As a political junkie I have been closely following the presidential campaigns of Obama and McCain as well as the primary season before hand. One of the challenging issues this year is the question of what makes something sexist or racist. Historically this has not been a huge issue since almost every major candidate before this year have all looked basically the same (white men). With the recent selection of Sarah Palin as the VP pick for McCain the conversation that started with Clinton and Obama has returned with a passion. Both palin and Obama create the challenging question of how to distinguish legitamate criticism from prejudical criticism. Often the line is a very hard to tell the difference. I would even argue it is possible that legitmate criticisms can be raised for prejudical reasons. I believe it is quite possible to argue that Obama has less experience in government than McCain does and that Palin has less experience in government than Biden does. These assessments are not based around issues of race or gender, but a person's concern in raising them can be more about race and gender than about experience.

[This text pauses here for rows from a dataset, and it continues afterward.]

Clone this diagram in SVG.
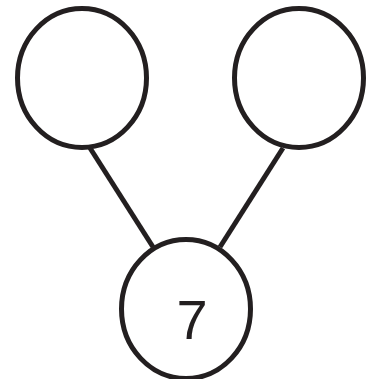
<svg xmlns="http://www.w3.org/2000/svg" width="369" height="379" viewBox="0 0 369 379">
<style>
.node{fill:#fff;stroke:#231f20;stroke-width:5}
.edge{stroke:#231f20;stroke-width:5;fill:none}
.lbl{font-family:"Liberation Sans",Arial,sans-serif;font-size:56px;fill:#231f20;text-anchor:middle}
</style>
<rect width="369" height="379" fill="#fff"/>
<g id="connectors">
<line class="edge" x1="90" y1="148" x2="153" y2="247"/>
<line class="edge" x1="283" y1="148" x2="220" y2="247"/>
</g>
<g id="node-left"><ellipse class="node" cx="82" cy="78" rx="64.5" ry="69.5"/></g>
<g id="node-right"><ellipse class="node" cx="299" cy="78" rx="64.5" ry="69.5"/></g>
<g id="node-bottom"><ellipse class="node" cx="186" cy="309" rx="64.5" ry="69.5"/><text class="lbl" x="192" y="339">7</text></g>
</svg>
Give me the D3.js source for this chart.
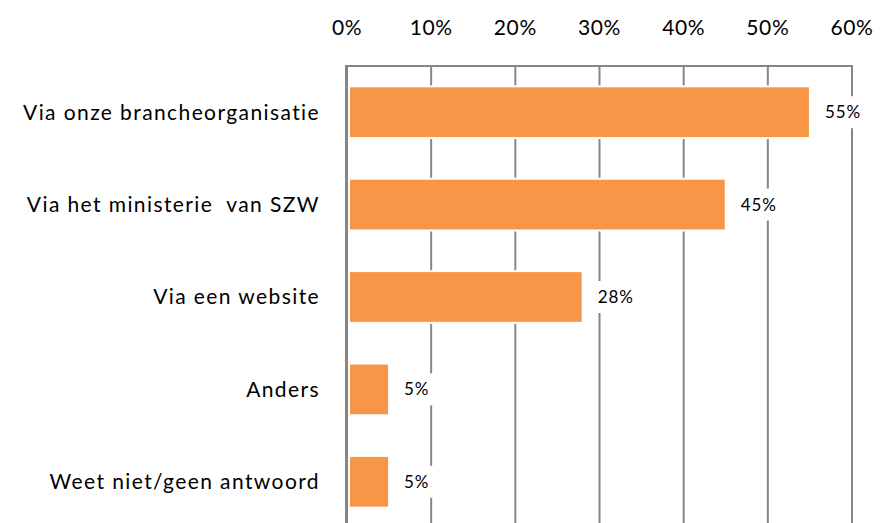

I woud admit that there are clear instances of sexism, racism, and even ageism present in the campaign, but I want to focus on the grey area right now. The reaso it fasccinates me is it connects, at least in my mind to a struggle I have as someone seeking to be open-minded and yet also aware that there are times I want to be able to be judgmental. When it comes to religious beliefs I find a real struggle to both be open to the reality that I do not have a complete and certain understanding of God and that others may have different and yet equally valid concepts of God while at the same time wanting to ability to say that some things are just wrong, or perhaps simply less valid. I want to make these judgments not based on some sense of what I believe compared with that which is other, but instead on a more rational, objective evaluation of belief. I want to affirm the value of Islam while still saying that many of the Jihadists are misapplying the teachings of Islam and are wrong in their beliefs.
As I look at these two paragraphs, sip my chai, and try and think what the next logical step in this line of musing is, I find the struggle really coming down to my desire for some hybrid understanding of truth that is neither completely objective nor completely subjective. I greatly value the subjective nature of truth, largely because my experience of most objective truths is taht they are really subjective truths of one person or group of people that thien get forced onto others and so begin to seem objective. At the same time, when it comes to picking a presidential candidate or evaluating a person's beliefs and how their practices match their beliefs I am left wanting an objective understanding of things, even if it is only locally objective. The philosopher in me needs to make a distinction here, when I am talking about objective and subjective truths I am largely connecting them to the ideas of absolute and realitve truths. What I struggle with in all of this what to anchor my objective, absolute evaluative understanding to. Is there any way to say that it is bad if there are logical inconsistencies between a person's faith and their practices? or is that all based on my own understanding that practice is meant to perferctly and logically follow from belief? Is there something wrong with not voting for a woman because you do not believe women are as good as men? Certinaly I find the notion appalling, not backed up by any solid evidence and in fact contradicted on many levels, but who am I to judge?
I have not really gotten any where with all this musing, but I have found the process enjoyable. I was considering spending some time today musing on the start of school, and based on this post I can tell I really do miss school. I miss lingering over a,lunch or dinner at college and picking holes in the universe with my friends until it was time to move on to other things. In a world filled with hunger, pain, poverty, and war it seems silly to spend a quiet morning ponder on largely academic, philosophical, and not really practical questions, but when I think about the gifts that God has given me, this is something I am good at, so I have to believe that somehow God finds some value in it. And yes, that believe is highly subjective to me, but in the end my reality is the one I am most concerned about, just like everyone else.